The ONS said that gap had been fairly consistent since 2012, when it started collecting figures in this way.
That gap makes a big difference to the net migration figures - it's a gap of 127,000 a period when total net migration to the UK was 336,000.
Some of this gap could be down to the imperfections in the International Passenger Survey, which is a big survey, interviewing 700,000 to 800,000 people a year, but is still a survey and hence only an estimate.
And there are particular problems with sampling students, for example, somebody doing a master's degree may say on arrival that they are planning to stay for a year but then leave after 11 months, meaning that they would be counted as a long-term migrant as they arrived but not as they left.
Some of the gap will be down to people who have extended their visas or obtained new ones, having started new courses or found skilled work, for example.
And there will be people who have finished their courses and outstayed their visas.
To get an idea of how many people are extending their student visas, the Home Office says that in 2014, 75,000 people were granted an extension of stay in the UK to study, of whom 12,000 had previously been on non-study visas.

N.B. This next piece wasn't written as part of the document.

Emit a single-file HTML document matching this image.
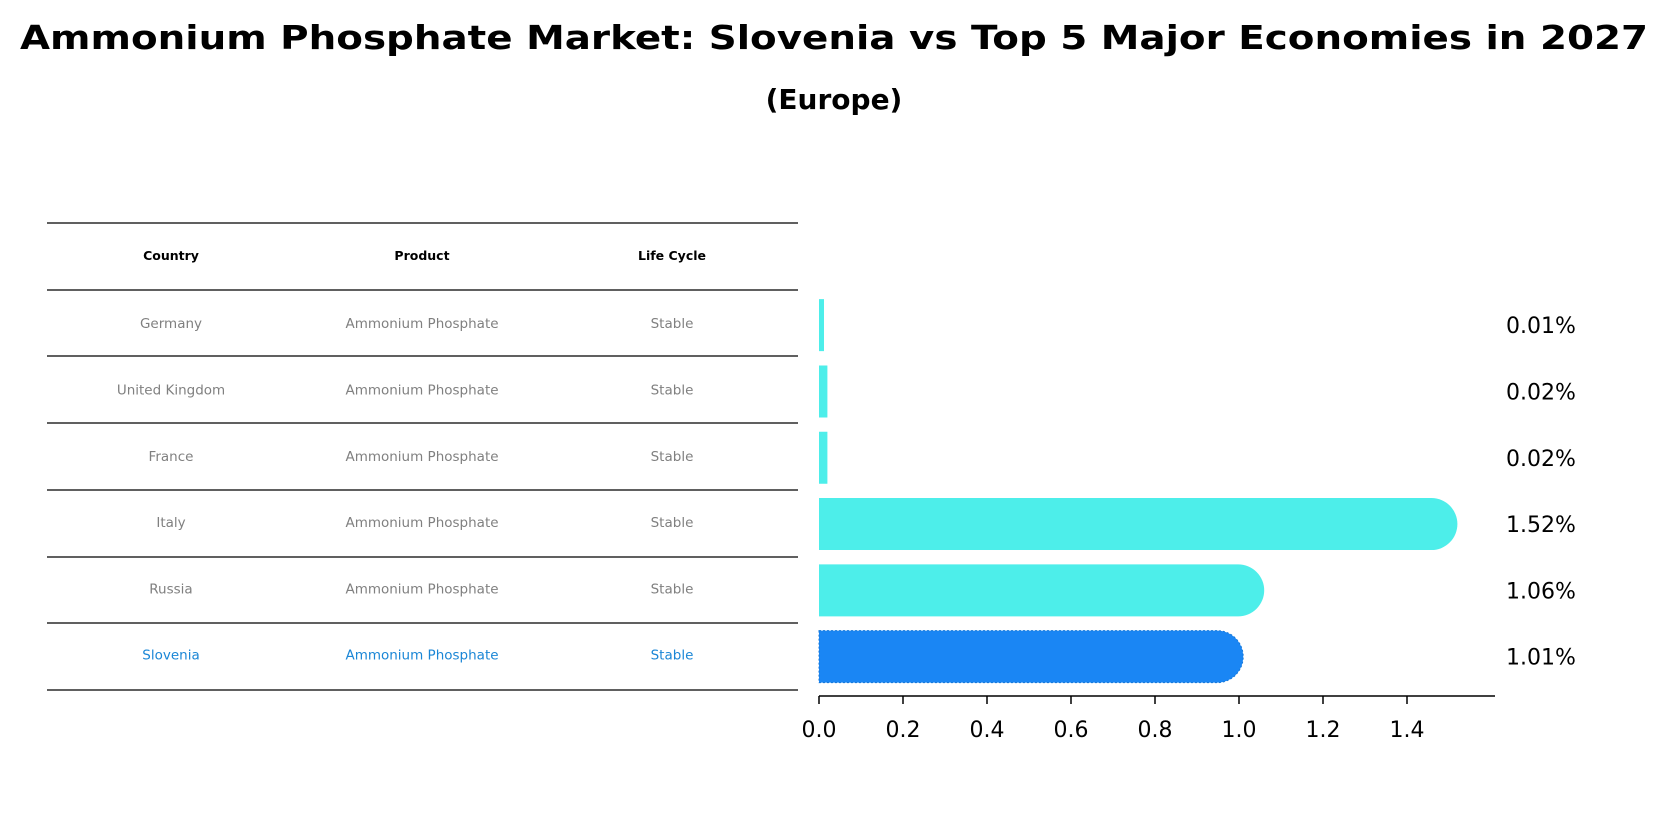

That figure for extensions was relatively low, having averaged 127,000 over the previous three years.
Lord Bilimoria said restrictions on staying in the UK after their studies meant the number of Indians attending UK universities had halved in the past five years.
It has actually fallen by more than that, with 68,238 study visas issued to Indian nationals in the year to June 2010, falling to 11,864 five years later, according to official figures.
The rules have indeed been tightened, with students from outside the EU wanting to extend their study visas, for example, having to do so from outside the UK and visas no longer allowing students to seek work in the UK after graduation.
Nonetheless, over that same period, the number of students coming from China to the UK rose from 39,695 to 68,294.